*Data in this exercise*.
=-=-=

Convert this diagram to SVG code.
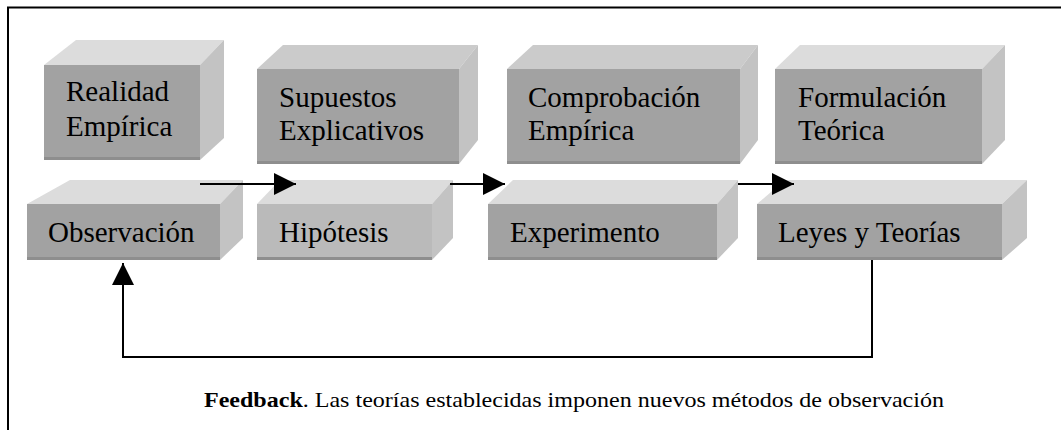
<svg xmlns="http://www.w3.org/2000/svg" width="1061" height="430" viewBox="0 0 1061 430">
<style>
.front{fill:#a2a2a2}
.frontL{fill:#bababa}
.top{fill:#dcdcdc}
.topD{fill:#cbcbcb}
.side{fill:#c3c3c3}
.edge{fill:#8e8e8e}
.lbl{font-family:"Liberation Serif","Times New Roman",serif;font-size:29px;fill:#000}
.cap{font-family:"Liberation Serif","Times New Roman",serif;font-size:21px;fill:#000}
.conn{fill:none;stroke:#000;stroke-width:2}
</style>
<defs>
<marker id="ah" markerUnits="userSpaceOnUse" markerWidth="22" markerHeight="22" viewBox="0 0 20 20" refX="20" refY="10" orient="auto">
<path d="M0,0 L20,10 L0,20 Z" fill="#000"/>
</marker>
</defs>
<rect width="1061" height="430" fill="#fff"/>
<path d="M8,430 V7.5 H1061" fill="none" stroke="#000" stroke-width="2"/>

<g id="realidad">
<polygon class="top" points="44,65 76,40 224,40 200,65"/>
<polygon class="side" points="200,65 224,40 224,138 200,160"/>
<rect class="front" x="44" y="65" width="156" height="95"/>
<rect class="edge" x="44" y="157" width="156" height="3"/>
<text class="lbl" x="66" y="101">Realidad</text>
<text class="lbl" x="66" y="136">Empírica</text>
</g>

<g id="supuestos">
<polygon class="topD" points="257,69 283,45 478,45 459,69"/>
<polygon class="side" points="459,69 478,45 478,140 459,164"/>
<rect class="front" x="257" y="69" width="202" height="95"/>
<rect class="edge" x="257" y="161" width="202" height="3"/>
<text class="lbl" x="279" y="107">Supuestos</text>
<text class="lbl" x="279" y="140">Explicativos</text>
</g>

<g id="comprobacion">
<polygon class="topD" points="507,69 533,45 758,45 740,69"/>
<polygon class="side" points="740,69 758,45 758,140 740,164"/>
<rect class="front" x="507" y="69" width="233" height="95"/>
<rect class="edge" x="507" y="161" width="233" height="3"/>
<text class="lbl" x="528" y="107">Comprobación</text>
<text class="lbl" x="528" y="140">Empírica</text>
</g>

<g id="formulacion">
<polygon class="top" points="775,69 800,45 1005,45 982,69"/>
<polygon class="side" points="982,69 1005,45 1005,140 982,164"/>
<rect class="front" x="775" y="69" width="207" height="95"/>
<rect class="edge" x="775" y="161" width="207" height="3"/>
<text class="lbl" x="798" y="107">Formulación</text>
<text class="lbl" x="798" y="140">Teórica</text>
</g>

<g id="observacion">
<polygon class="top" points="27,204 70,180 243,180 220,204"/>
<polygon class="side" points="220,204 243,180 243,238 220,260"/>
<rect class="front" x="27" y="204" width="193" height="56"/>
<rect class="edge" x="27" y="257" width="193" height="3"/>
<text class="lbl" x="48" y="242">Observación</text>
</g>

<g id="hipotesis">
<polygon class="top" points="257,204 280,180 453,180 432,204"/>
<polygon class="side" points="432,204 453,180 453,238 432,260"/>
<rect class="frontL" x="257" y="204" width="175" height="56"/>
<rect class="edge" x="257" y="257" width="175" height="3"/>
<text class="lbl" x="279" y="242">Hipótesis</text>
</g>

<g id="experimento">
<polygon class="top" points="488,204 513,180 738,180 717,204"/>
<polygon class="side" points="717,204 738,180 738,238 717,260"/>
<rect class="front" x="488" y="204" width="229" height="56"/>
<rect class="edge" x="488" y="257" width="229" height="3"/>
<text class="lbl" x="510" y="242">Experimento</text>
</g>

<g id="leyes">
<polygon class="top" points="757,204 785,180 1027,180 1002,204"/>
<polygon class="side" points="1002,204 1027,180 1027,238 1002,260"/>
<rect class="front" x="757" y="204" width="245" height="56"/>
<rect class="edge" x="757" y="257" width="245" height="3"/>
<text class="lbl" x="778" y="242">Leyes y Teorías</text>
</g>

<g id="connectors">
<line class="conn" x1="200" y1="184" x2="296" y2="184" marker-end="url(#ah)"/>
<line class="conn" x1="450" y1="184" x2="505" y2="184" marker-end="url(#ah)"/>
<line class="conn" x1="738" y1="184" x2="794" y2="184" marker-end="url(#ah)"/>
<polyline class="conn" points="872,260 872,357 123,357 123,263" marker-end="url(#ah)"/>
</g>

<text class="cap" x="204" y="407" textLength="740" lengthAdjust="spacingAndGlyphs"><tspan font-weight="bold">Feedback</tspan>. Las teorías establecidas imponen nuevos métodos de observación</text>
</svg>
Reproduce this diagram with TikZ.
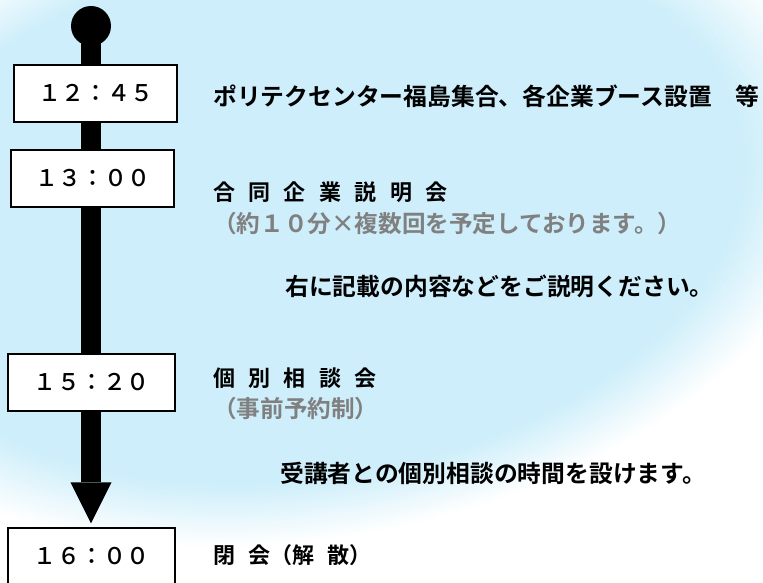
\documentclass[tikz,border=0pt]{standalone}
\usepackage{fontspec}
\newfontfamily\jp{Noto Sans CJK JP Medium}
\newfontfamily\jpb{Noto Sans CJK JP Bold}
\usetikzlibrary{arrows.meta,backgrounds}
\definecolor{glowblue}{RGB}{205,238,250}
\definecolor{notegray}{RGB}{128,128,128}
\newcommand\myspacedfont{\jpb\fontsize{22}{22}\selectfont\spaceskip=13.4pt plus 0pt minus 0pt\relax}
\tikzset{
  tbox/.style={draw=black, line width=1.5pt, fill=white, minimum height=57pt, inner sep=0pt, font=\jp\fontsize{23}{23}\selectfont},
  body/.style={anchor=west, inner sep=0pt, font=\jpb\fontsize{23.8}{24}\selectfont},
  spaced/.style={anchor=west, inner sep=0pt, font=\myspacedfont},
  note/.style={anchor=west, inner sep=0pt, text=notegray, font=\jpb\fontsize{23.6}{24}\selectfont},
  flow/.style={line width=20pt, -{Triangle[length=41pt,width=41pt,line width=0pt]}}
}
\begin{document}
\begin{tikzpicture}[x=1pt,y=-1pt]
\useasboundingbox (0,0) rectangle (763,583);
\begin{scope}
\clip (0,0) rectangle (763,583);
% time boxes
\node[circle, fill=black, minimum size=40pt, inner sep=0pt] (dot) at (91,26) {};
\node[tbox, minimum width=163pt] (t1245) at (95.5,93.5) {１２：４５};
\node[tbox, minimum width=163pt] (t1300) at (92.5,178.5) {１３：００};
\node[tbox, minimum width=167pt] (t1520) at (91.5,382.5) {１５：２０};
\node[tbox, minimum width=167pt] (t1600) at (91.5,556.5) {１６：００};
% texts
\node[body] (l1) at (213,96) {ポリテクセンター福島集合、各企業ブース設置　等};
\node[spaced] (l2) at (213,192) {合 同 企 業 説 明 会};
\node[note] (l3) at (213,224) {（約１０分×複数回を予定しております。）};
\node[body] (l4) at (285,286) {右に記載の内容などをご説明ください。};
\node[spaced] (l5) at (213,378) {個 別 相 談 会};
\node[note] (l6) at (213,409) {（事前予約制）};
\node[body] (l7) at (280,473) {受講者との個別相談の時間を設けます。};
\node[spaced] (l8) at (213,555) {閉 会（解 散）};
\begin{scope}[on background layer]
  \fill[white] (0,0) rectangle (763,583);
  \begin{scope}[shift={(310,210)}, rotate=10]
  \foreach \i in {0,...,30} {
    \pgfmathsetmacro\sc{1.08-0.2*\i/30}
    \pgfmathsetmacro\pc{100*\i/30}
    \fill[glowblue!\pc!white] (0,0) ellipse [x radius=500*\sc, y radius=305*\sc];
  }
  \end{scope}
  \draw[flow, shorten >=4pt] (dot.center) -- (dot.center |- t1600.north);
\end{scope}
\end{scope}
\end{tikzpicture}
\end{document}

=-=-=

*Given exercise*.
Leaving aside the images, write out the entries above word for word.

*Solution for this problem*.
Convert this diagram to SVG code.
<svg xmlns="http://www.w3.org/2000/svg" width="1061" height="430" viewBox="0 0 1061 430">
<style>
.front{fill:#a2a2a2}
.frontL{fill:#bababa}
.top{fill:#dcdcdc}
.topD{fill:#cbcbcb}
.side{fill:#c3c3c3}
.edge{fill:#8e8e8e}
.lbl{font-family:"Liberation Serif","Times New Roman",serif;font-size:29px;fill:#000}
.cap{font-family:"Liberation Serif","Times New Roman",serif;font-size:21px;fill:#000}
.conn{fill:none;stroke:#000;stroke-width:2}
</style>
<defs>
<marker id="ah" markerUnits="userSpaceOnUse" markerWidth="22" markerHeight="22" viewBox="0 0 20 20" refX="20" refY="10" orient="auto">
<path d="M0,0 L20,10 L0,20 Z" fill="#000"/>
</marker>
</defs>
<rect width="1061" height="430" fill="#fff"/>
<path d="M8,430 V7.5 H1061" fill="none" stroke="#000" stroke-width="2"/>

<g id="realidad">
<polygon class="top" points="44,65 76,40 224,40 200,65"/>
<polygon class="side" points="200,65 224,40 224,138 200,160"/>
<rect class="front" x="44" y="65" width="156" height="95"/>
<rect class="edge" x="44" y="157" width="156" height="3"/>
<text class="lbl" x="66" y="101">Realidad</text>
<text class="lbl" x="66" y="136">Empírica</text>
</g>

<g id="supuestos">
<polygon class="topD" points="257,69 283,45 478,45 459,69"/>
<polygon class="side" points="459,69 478,45 478,140 459,164"/>
<rect class="front" x="257" y="69" width="202" height="95"/>
<rect class="edge" x="257" y="161" width="202" height="3"/>
<text class="lbl" x="279" y="107">Supuestos</text>
<text class="lbl" x="279" y="140">Explicativos</text>
</g>

<g id="comprobacion">
<polygon class="topD" points="507,69 533,45 758,45 740,69"/>
<polygon class="side" points="740,69 758,45 758,140 740,164"/>
<rect class="front" x="507" y="69" width="233" height="95"/>
<rect class="edge" x="507" y="161" width="233" height="3"/>
<text class="lbl" x="528" y="107">Comprobación</text>
<text class="lbl" x="528" y="140">Empírica</text>
</g>

<g id="formulacion">
<polygon class="top" points="775,69 800,45 1005,45 982,69"/>
<polygon class="side" points="982,69 1005,45 1005,140 982,164"/>
<rect class="front" x="775" y="69" width="207" height="95"/>
<rect class="edge" x="775" y="161" width="207" height="3"/>
<text class="lbl" x="798" y="107">Formulación</text>
<text class="lbl" x="798" y="140">Teórica</text>
</g>

<g id="observacion">
<polygon class="top" points="27,204 70,180 243,180 220,204"/>
<polygon class="side" points="220,204 243,180 243,238 220,260"/>
<rect class="front" x="27" y="204" width="193" height="56"/>
<rect class="edge" x="27" y="257" width="193" height="3"/>
<text class="lbl" x="48" y="242">Observación</text>
</g>

<g id="hipotesis">
<polygon class="top" points="257,204 280,180 453,180 432,204"/>
<polygon class="side" points="432,204 453,180 453,238 432,260"/>
<rect class="frontL" x="257" y="204" width="175" height="56"/>
<rect class="edge" x="257" y="257" width="175" height="3"/>
<text class="lbl" x="279" y="242">Hipótesis</text>
</g>

<g id="experimento">
<polygon class="top" points="488,204 513,180 738,180 717,204"/>
<polygon class="side" points="717,204 738,180 738,238 717,260"/>
<rect class="front" x="488" y="204" width="229" height="56"/>
<rect class="edge" x="488" y="257" width="229" height="3"/>
<text class="lbl" x="510" y="242">Experimento</text>
</g>

<g id="leyes">
<polygon class="top" points="757,204 785,180 1027,180 1002,204"/>
<polygon class="side" points="1002,204 1027,180 1027,238 1002,260"/>
<rect class="front" x="757" y="204" width="245" height="56"/>
<rect class="edge" x="757" y="257" width="245" height="3"/>
<text class="lbl" x="778" y="242">Leyes y Teorías</text>
</g>

<g id="connectors">
<line class="conn" x1="200" y1="184" x2="296" y2="184" marker-end="url(#ah)"/>
<line class="conn" x1="450" y1="184" x2="505" y2="184" marker-end="url(#ah)"/>
<line class="conn" x1="738" y1="184" x2="794" y2="184" marker-end="url(#ah)"/>
<polyline class="conn" points="872,260 872,357 123,357 123,263" marker-end="url(#ah)"/>
</g>

<text class="cap" x="204" y="407" textLength="740" lengthAdjust="spacingAndGlyphs"><tspan font-weight="bold">Feedback</tspan>. Las teorías establecidas imponen nuevos métodos de observación</text>
</svg>
Reproduce this diagram with TikZ.
\documentclass[tikz,border=0pt]{standalone}
\usepackage{fontspec}
\newfontfamily\jp{Noto Sans CJK JP Medium}
\newfontfamily\jpb{Noto Sans CJK JP Bold}
\usetikzlibrary{arrows.meta,backgrounds}
\definecolor{glowblue}{RGB}{205,238,250}
\definecolor{notegray}{RGB}{128,128,128}
\newcommand\myspacedfont{\jpb\fontsize{22}{22}\selectfont\spaceskip=13.4pt plus 0pt minus 0pt\relax}
\tikzset{
  tbox/.style={draw=black, line width=1.5pt, fill=white, minimum height=57pt, inner sep=0pt, font=\jp\fontsize{23}{23}\selectfont},
  body/.style={anchor=west, inner sep=0pt, font=\jpb\fontsize{23.8}{24}\selectfont},
  spaced/.style={anchor=west, inner sep=0pt, font=\myspacedfont},
  note/.style={anchor=west, inner sep=0pt, text=notegray, font=\jpb\fontsize{23.6}{24}\selectfont},
  flow/.style={line width=20pt, -{Triangle[length=41pt,width=41pt,line width=0pt]}}
}
\begin{document}
\begin{tikzpicture}[x=1pt,y=-1pt]
\useasboundingbox (0,0) rectangle (763,583);
\begin{scope}
\clip (0,0) rectangle (763,583);
% time boxes
\node[circle, fill=black, minimum size=40pt, inner sep=0pt] (dot) at (91,26) {};
\node[tbox, minimum width=163pt] (t1245) at (95.5,93.5) {１２：４５};
\node[tbox, minimum width=163pt] (t1300) at (92.5,178.5) {１３：００};
\node[tbox, minimum width=167pt] (t1520) at (91.5,382.5) {１５：２０};
\node[tbox, minimum width=167pt] (t1600) at (91.5,556.5) {１６：００};
% texts
\node[body] (l1) at (213,96) {ポリテクセンター福島集合、各企業ブース設置　等};
\node[spaced] (l2) at (213,192) {合 同 企 業 説 明 会};
\node[note] (l3) at (213,224) {（約１０分×複数回を予定しております。）};
\node[body] (l4) at (285,286) {右に記載の内容などをご説明ください。};
\node[spaced] (l5) at (213,378) {個 別 相 談 会};
\node[note] (l6) at (213,409) {（事前予約制）};
\node[body] (l7) at (280,473) {受講者との個別相談の時間を設けます。};
\node[spaced] (l8) at (213,555) {閉 会（解 散）};
\begin{scope}[on background layer]
  \fill[white] (0,0) rectangle (763,583);
  \begin{scope}[shift={(310,210)}, rotate=10]
  \foreach \i in {0,...,30} {
    \pgfmathsetmacro\sc{1.08-0.2*\i/30}
    \pgfmathsetmacro\pc{100*\i/30}
    \fill[glowblue!\pc!white] (0,0) ellipse [x radius=500*\sc, y radius=305*\sc];
  }
  \end{scope}
  \draw[flow, shorten >=4pt] (dot.center) -- (dot.center |- t1600.north);
\end{scope}
\end{scope}
\end{tikzpicture}
\end{document}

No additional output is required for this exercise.